I nostri tanti perché

Nairobi – Kenya

Il primo giorno a Wamba l’ho concluso con diverse domande, ad alcune delle quali sono riuscita a rispondere nel corso delle prime due settimane di missione. Oggi, secondo giorno effettivo a Nairobi, mi trovo di nuovo a riflettere, ma stavolta la domanda è una sola: “Perché?”.

Perché ci sono bambini di 6-7-8 anni costretti a vivere per strada, implorando l’elemosina solo per poter mangiare qualcosa? Perché, a pochi passi da lussuosi grattacieli che rievocano i quartieri più opulenti di New York, si trova la SLAM più grande del Kenya, dove il lusso concesso ai suoi abitanti, includendo i bambini, si limita a una tazza di chai e a un sodoma al giorno, quando va bene?

Questa realtà è inaccettabile e non voglio abituarmi all’idea che “qui funziona così, è la normalità”. È vero che ad un certo punto si può relativizzare il concetto di giusto o sbagliato, di normale o anormale. Tuttavia, non posso e non possiamo ignorare la dignità delle persone, in particolare quella dei bambini. Se uno di questi è costretto a vivere sui marciapiedi, a rischiare di essere investito ogni volta che attraversa una strada e a subire violenze se si avvicina troppo a proprietà private, vivendo costantemente esposto alla tentazione della delinquenza perché non gli vengono offerte alternative più dignitose, allora è evidente che la situazione è inaccettabile; soprattutto quando c’è chi è perfettamente al corrente di quanto succede ma non fa assolutamente niente per cambiare le cose.

Dopo aver colto questo, che so essere un niente se confrontato all’effettiva realtà delle cose, mi sono interrogata su dove sia Dio in questi contesti, perché nonostante il mio sforzo, fatico a vederlo e, ancor di più, a sentirlo. Non riuscendo a trovare una risposta, ho esposto il mio punto di vista ai miei compagni e ad altri ragazzi di Torino che abbiamo incontrato nel pomeriggio, con i quali abbiamo condiviso le nostre esperienze di missione in Kenya. A questo punto, suor Valentina ha collegato la sua riflessione alla mia, affermando che, dopo essersi posta la stessa domanda, ha compreso che era errato il modo di porla. Infatti, Dio non si materializza, ma agisce attraverso di noi, attraverso le nostre mani, le nostre parole, i nostri gesti.

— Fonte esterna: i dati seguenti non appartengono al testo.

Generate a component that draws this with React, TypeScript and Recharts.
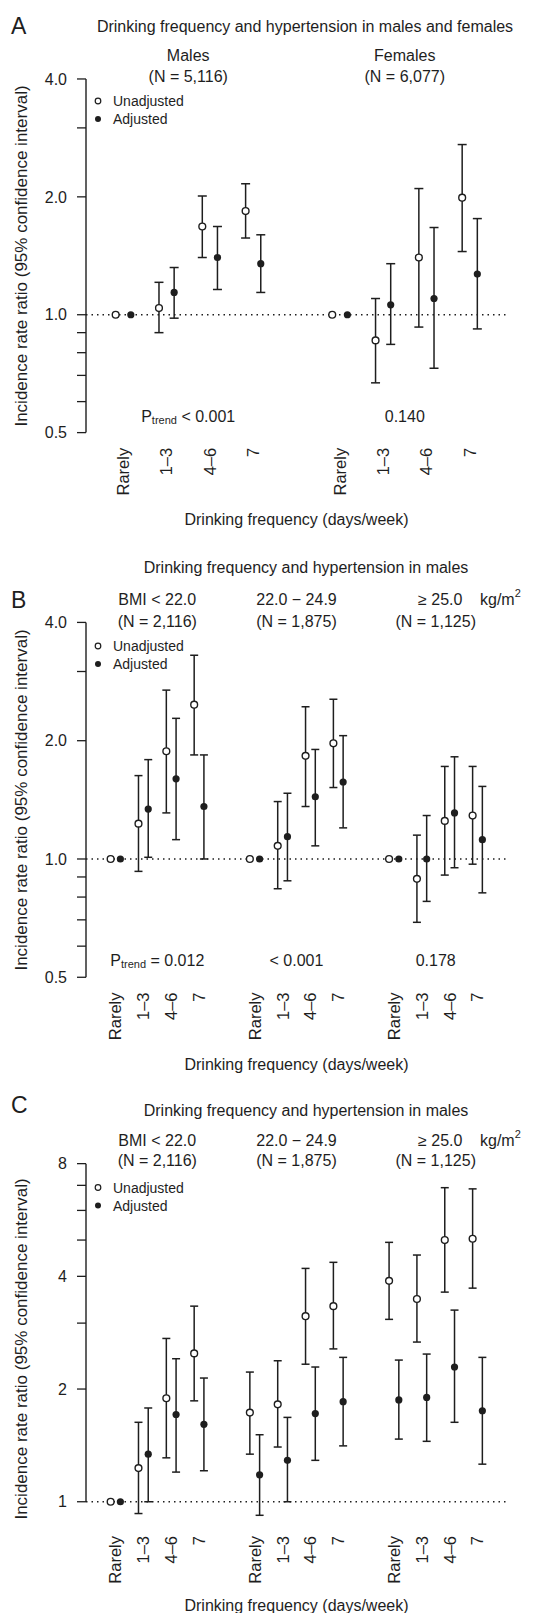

Questa prospettiva, a cui non avevo mai pensato, ha completamente stravolto il mio modo di vedere le cose, e da un’immagine buia osservata al mattino nella SLAM di Kibera, ho iniziato a scorgere delle piccole luci bianche. Ad esempio, mi è tornato in mente che al mattino avevo visto alcuni bambini giocare tra sporcizia e lamiere, circondati da un odore nauseante che si impregna nel naso e sui vestiti e che difficilmente svanisce. Eppure, erano felici: sorridevano, si abbracciavano. Potevano sembrare bambini di Wamba o di qualsiasi altro luogo, poiché la loro felicità non dipendeva da un bel posto in cui vivere, da vestiti firmati o dall’essere profumati. Un’altra luce bianca è stata rappresentata da un medico che lavora 24 ore su 24 in un piccolo ambulatorio nel centro della discarica; è un volontario che potrebbe trasferirsi altrove, ma ha scelto di rimanere proprio a Kibera per essere presente per chi ha bisogno. Credo non ci sia più Dio che nelle mani, nella volontà e nella gratuità ammirevole di questo dottore.

Infine, un’ulteriore luce l’ho scorta in Edwin, un giovane nato e cresciuto nella SLAM che ha deciso di rimanere per offrire un futuro migliore a quelli che, al pari di lui, sono ora bambini. Circa quindici anni fa ha fondato “Undugu Family of Home”, un’associazione il cui scopo fondamentale è estrarre i troppi bambini dalla strada e indirizzarli verso il bene, dimostrando loro che esistono vie alternative alla delinquenza, creando opportunità di studio e lavoro. È sicuramente difficile esprimere giudizi su realtà così complesse in tempi ristretti e con informazioni limitate, ma voglio credere che queste piccole luci bianche, simili ai chicchi di un buon seminatore, porteranno frutti significativi, auspicabilmente in un futuro non troppo lontano.